The Cataracs and I worked together on everything. We spent three weeks in Costa Rica making the whole album and that was important to me. They sort of found me and taught me everything. I didn’t know about this industry and about what it takes to write a song and that type of stuff, so it was important for me to have them do that with this album. It was like our first chance at making solid music that people were going to listen to, so of course I wanted us to do it together. It was only right.
What was it like working with Enrique on “Naked”?
It was amazing. It was the perfect fit for that song. I wanted a little spicy flavor to it and Enrique has a beautiful voice – and he’s a legend. When we recorded the song, he was about to go on tour so we did it via e-mail, but we did come together for a couple days in Vegas to record the video. I’m very appreciative for him, not only for getting on the song, but for coming out for the video. It was a little masterpiece.
At your concert in L.A. recently, your fiancé was there with your baby girl, who was fast asleep and rocking noise-cancelling headphones. What does it mean for them to be a part of what you do?
It was funny because I think a lot of people wanted to give me shit for having my child at The Roxy, but when my fiancé and I fell in love and wanted to have a family, we wanted to do all this stuff, too. It was like, we’re not gonna quit and stop our lives because we have a child. We’re fucking cool people, we’re going to raise her to be a fucking cool person. It was my first night celebrating the album. My sisters and parents came down, and I wanted my husband and baby to be there, so I bought these headphones for her [laughs]. It was too funny because she slept through the whole thing! She’s like, ‘Mom, you’re wack as hell’ [laughs].
Dev’s fiancé Jimmy Gorecki holds baby Emilia Lovely during the singer’s recent L.A. concert. (Photo: Angie Romero)
Do you sing Emilia to sleep?
Sometimes I do. It’s cool, she really likes music, which is perfect.
What kind of music do you play for her?
Yeah, I have the Kanye West lullaby album, that Coldplay lullaby album, and a Nirvana one.
It must be pretty hectic juggling your new motherhood and career. How do you deal with that?
It’s hard. I definitely drink as much coffee as I can. But my fiancé plays Mr. Mom a lot; he has my back and supports me and does whatever he can to help, and that means a lot. In the middle of the night, he will wake up with her because I’ll have to do photo shoots or shows the next day. My family helps a lot - and [management company] Indie Pop and the Cataracs. It’s definitely a scary thing when you have your first child; you don’t really know what to expect. But having the support of everybody is awesome.

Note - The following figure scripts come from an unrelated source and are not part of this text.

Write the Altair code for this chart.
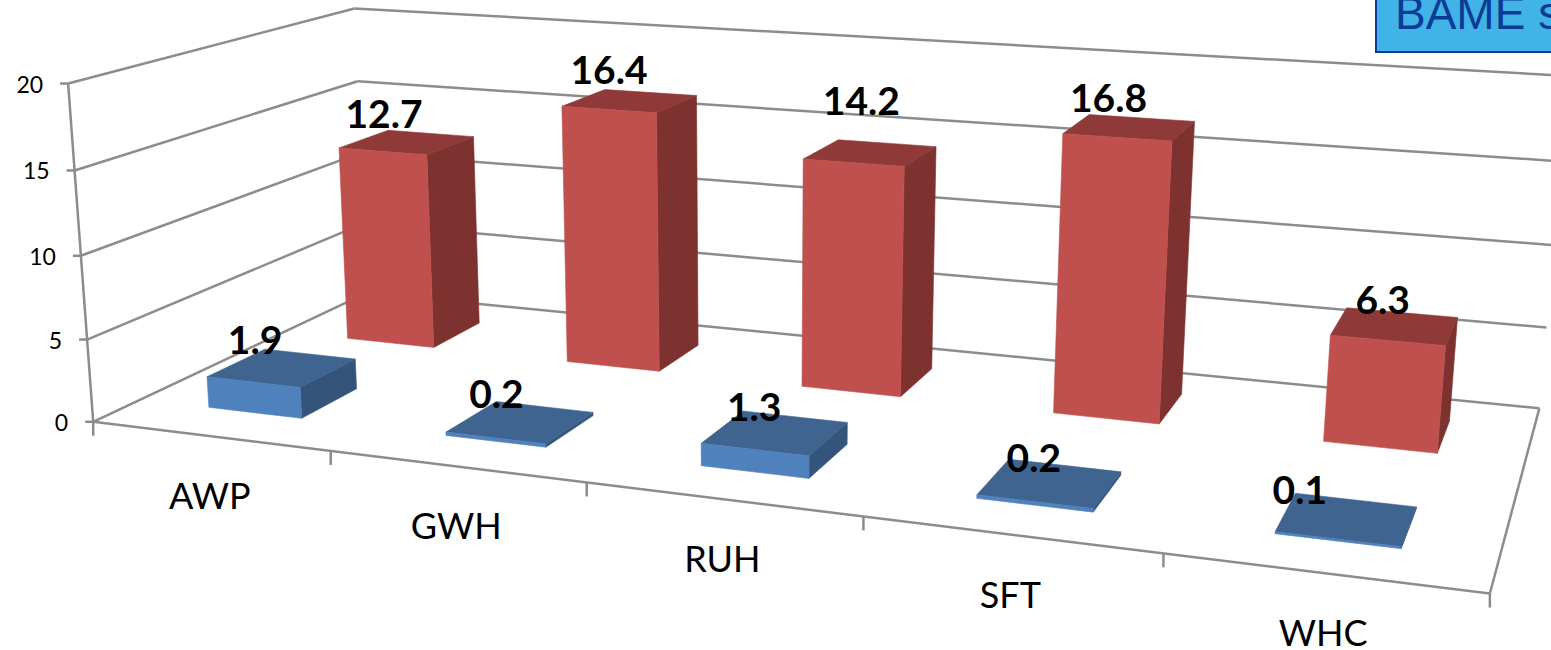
import altair as alt
import numpy as np

# Chart values
categories = ["AWP", "GWH", "RUH", "SFT", "WHC"]
blue_values = [1.9, 0.2, 1.3, 0.2, 0.1]
red_values = [12.7, 16.4, 14.2, 16.8, 6.3]
value_ticks = [0, 5, 10, 15, 20]
box_note = "BAME s"

W, H = 1551, 650
VALUE_MAX = 20

# Pinhole camera for the 3D box: world axes are category position, depth (0-1)
# and value as a share of VALUE_MAX; the result is in page pixels.
CAMERA = np.array([
    [225.5867, 346.337706, -27.551798, 93.203764],
    [12.935781, -70.640245, -341.276268, 421.760895],
    [-0.036076, 0.198655, -0.03644, 1.0],
])


def project(cat, depth, value):
    h = CAMERA @ np.array([cat, depth, value / VALUE_MAX, 1.0])
    return [float(h[0] / h[2]), float(h[1] / h[2])]


def polygon(points, fill):
    ring = points + [points[0]]
    return {"type": "Feature", "properties": {"fill": fill},
            "geometry": {"type": "Polygon", "coordinates": [ring]}}


def segment(a, b):
    return {"type": "Feature", "properties": {},
            "geometry": {"type": "LineString", "coordinates": [a, b]}}


def bar_faces(i, value, z0, z1, front, side, top):
    x0, x1 = i + 0.3, i + 0.7
    return [
        polygon([project(x1, z0, 0), project(x1, z1, 0),
                 project(x1, z1, value), project(x1, z0, value)], side),
        polygon([project(x0, z0, value), project(x1, z0, value),
                 project(x1, z1, value), project(x0, z1, value)], top),
        polygon([project(x0, z0, 0), project(x1, z0, 0),
                 project(x1, z0, value), project(x0, z0, value)], front),
    ]


RED_DEPTH = (0.66, 0.86)
BLUE_DEPTH = (0.15, 0.35)
n = len(categories)

# Box frame: walls, floor, value axis and tick marks
frame = []
for v in value_ticks:
    frame.append(segment(project(0, 0, v), project(0, 1, v)))
    frame.append(segment(project(0, 1, v), project(n, 1, v)))
    p = project(0, 0, v)
    frame.append(segment([p[0] - 8, p[1]], p))
frame.append(segment(project(0, 0, 0), project(0, 0, VALUE_MAX)))
frame.append(segment(project(0, 0, 0), project(n, 0, 0)))
frame.append(segment(project(n, 0, 0), project(n, 1, 0)))
for i in range(n + 1):
    p = project(i, 0, 0)
    frame.append(segment(p, [p[0], p[1] + 14]))

# Bars, far row first
faces = []
for i, v in enumerate(red_values):
    faces += bar_faces(i, v, *RED_DEPTH, "#C0504D", "#7D3230", "#8F3A38")
for i, v in enumerate(blue_values):
    faces += bar_faces(i, v, *BLUE_DEPTH, "#4F81BD", "#34547B", "#3E648F")

# Value labels sit up and left of each bar's top face
red_shift = [(-23, -26), (-21, -29), (-9, -50), (-21, -27), (-12, -24)]
blue_shift = [(-27, -26), (-24, -26), (-21, -24), (-16, -23), (-47, -27)]
value_labels = []
for i, (v, s) in enumerate(zip(red_values, red_shift)):
    p = project(i + 0.5, sum(RED_DEPTH) / 2, v)
    value_labels.append({"u": p[0] + s[0], "v": p[1] + s[1], "t": f"{v:.1f}"})
for i, (v, s) in enumerate(zip(blue_values, blue_shift)):
    p = project(i + 0.5, sum(BLUE_DEPTH) / 2, v)
    value_labels.append({"u": p[0] + s[0], "v": p[1] + s[1], "t": f"{v:.1f}"})

category_labels = []
for i, c in enumerate(categories):
    p = project(i + 0.5, 0, 0)
    category_labels.append({"u": p[0], "v": p[1] + 62, "t": c})

tick_labels = []
for v in value_ticks:
    p = project(0, 0, v)
    tick_labels.append({"u": p[0] - 25, "v": p[1] + 2, "t": str(v)})

# Callout box running off the top right corner
note_box = [polygon([[1376, -10], [1600, -10], [1600, 52], [1376, 52]], "#41B3E6")]
note_text = [{"u": 1395, "v": 29, "t": box_note}]

projection = alt.Projection(type="identity", scale=1, translate=[0, 0])


def geo(features):
    return alt.Chart(alt.Data(values=features))


def text_layer(rows, **mark):
    return alt.Chart(alt.Data(values=rows)).mark_text(**mark).encode(
        longitude="u:Q", latitude="v:Q", text="t:N"
    )


frame_layer = geo(frame).mark_geoshape(
    filled=False, stroke="#8C8C8C", strokeWidth=2.5
)
face_layer = geo(faces).mark_geoshape(strokeWidth=0.6).encode(
    fill=alt.Fill("properties.fill:N", scale=None),
    stroke=alt.Stroke("properties.fill:N", scale=None),
)
box_layer = geo(note_box).mark_geoshape(stroke="#0A3C96", strokeWidth=2).encode(
    fill=alt.Fill("properties.fill:N", scale=None)
)

chart = alt.layer(
    frame_layer,
    face_layer,
    box_layer,
    text_layer(tick_labels, font="Lato", fontSize=23, align="right", baseline="middle", color="#000000"),
    text_layer(category_labels, font="Lato", fontSize=36, align="center", baseline="middle", color="#000000"),
    text_layer(value_labels, font="Lato", fontSize=39, fontWeight="bold", align="center", baseline="middle", color="#000000"),
    text_layer(note_text, font="Liberation Sans", fontSize=46, align="left", baseline="alphabetic", color="#0A3C96"),
).properties(
    width=W, height=H, padding=0, autosize=alt.AutoSizeParams(type="none"),
    background="#FFFFFF", projection=projection,
).configure_view(stroke=None)

chart.save("out.html", embed_options={"renderer": "svg", "actions": False})
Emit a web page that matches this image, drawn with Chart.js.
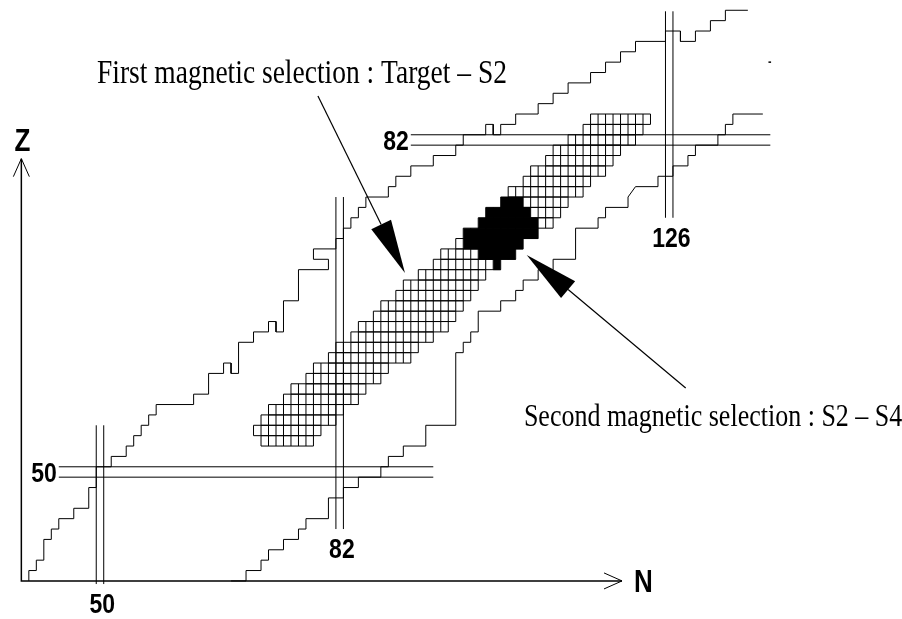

You’re on tour right now, so do you plan on bringing her on the road?
Yes, she’s with me right now, asleep on the bed in the tour bus. I have two separate tour buses; one for me, Jimmy, and the baby – and then another for my DJ and everybody. I’m trying really hard and working my ass off to make being a mom work, as well as being an artist. So far, it’s been fun.
I noticed you have Selena Quintanilla as the background of your Twitter page. Being part Mexican, did you grow up listening to her?
Yea, I did. I just remember loving everything about her. I actually remember the day that she passed; I was at school and my little Mexican girlfriends were so sad. She was a beautiful creature that I still look up to a lot. I think her style, her music, and her energy was really unique.
Dev’s national tour runs through May 8.